Monday, August 18, 2014


Childhood is made up of little moments that get all strung together, like Christmas lights. The new (2014) film Boyhood by director Richard Linklater will make you reflect on your own childhood, and your own journey as a parent. The film is unusual in that it has the same cast, but was filmed over 12 years. We get an intimate view of Mason (Ellar Coltrane) growing up from age 5 to age 18. This film is not to be missed as it brings all of it to you from the child's view.

The story includes many ordinary days, as Mason deals with his parent's divorce, bullies at school, moving and leaving friends, a bad haircut, horrible stepparents, first love, heartbreak, a sometimes difficult sister, camping with Dad, Mom dating, first days at new schools, and a first job. You get to witness Mason growing up, with all the physical and emotional changes he goes through in those 12 years of childhood. Mason is beautifully played by Coltrane. The director's daughter, Lorelei Linklater, is wonderful and very natural as his sometimes annoying sister.

The film is touching. It reminded me of how vulnerable children are to whatever other stressors and challenges are going on in their parents' lives. Children are trying to grow up amidst the drama, changes and challenges. It reminds us as parents to keep our children's childhood as stable as we possibly can, and to be as present as we can no matter what unexpected things come up.

In Mason's case, his mom (Patricia Arquette) is a struggling single parent, trying to finish her education and provide some stability for her two children. The results are often chaotic, as she completes her education but her poor relationship choices impact both her and the children. The family moves multiple times, and the film captures the loss and longing the children feel as they watch the old home disappear from the car windows as they drive away, leaving behind friends each time.

Arquette is superb as Mason's mother. She loves the children, but is busily multi-tasking her education, financial struggle and problematic love life the whole time the children are growing up. She always thought she had more time, but suddenly Mason is heading off to college. She wonders aloud about what's left for her with the children gone. How can childhood be over so soon?

Ethan Hawke does a wonderful job portraying Mason's sometimes immature but loving father. Early in the film, Hawke is irresponsible and often missing. Later he visits the children more frequently, and tries to condense his fathering life lessons into his every other weekend with his son and daughter. The film captures some authentic moments where he tries to get the kids to share more and open up, talks with them about sexual responsibility, discusses breakups and love relationships, and teaches them (while bowling) that in life there are no bumpers.

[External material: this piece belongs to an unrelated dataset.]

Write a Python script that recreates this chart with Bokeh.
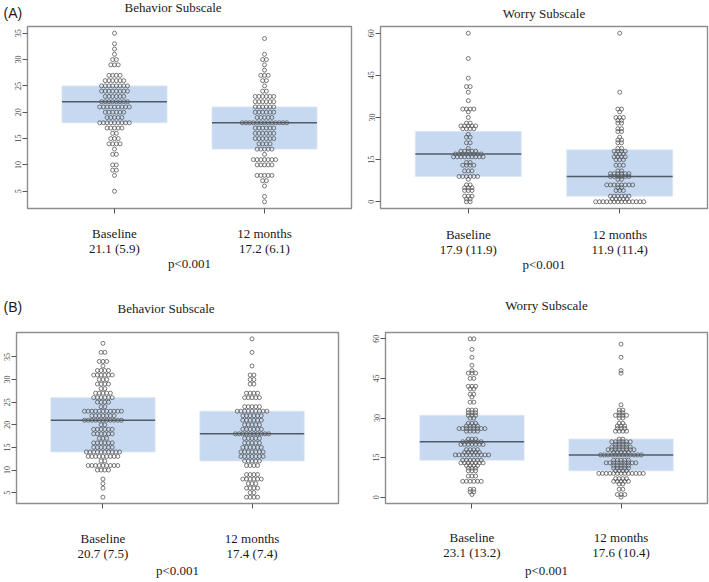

There are some bittersweet moments that feel honest as dad thanks mom at Mason's graduation party for doing a great job raising him mostly on her own. Dad seems to evolve over the twelve years we follow him, and it seems sad that the timing was off and that he didn't evolve earlier so that they could have raised the children together. Just like in real life, it's a lot about timing sometimes. It also reminds us that while parents can divorce, parenting continues and it's better for the children if you can accept whatever positive contributions the other parent can make.

The unique way in which this film is made and edited over such a long span of time allows us to remember these years,too. We see Mason attend a Harry Potter book release signing all dressed up and excited to get his book. We see him go with his sister to plant yard signs for Obama/Biden and help steal a McCain sign at Dad's direction. The film is edited and mixed with songs from these same years, from Coldplay to Arcade Fire. It will make you remember these years, too.

Boyhood is a must see film, which will remind you of how swiftly both childhood and parenting passes, and to make the most of all the little, ordinary days with our children. As difficult and overwhelming as parenting can be, you will miss this chapter when it is gone. It's beautiful the way this film artfully captures the internal emotional experiences of childhood. It's a rare opportunity to watch a skilled ensemble of actors age gradually and be invited into their maturing. It made me reflect on my own childhood memory fragments, and made me wistful about how swiftly my girls grew up into the adult women I love.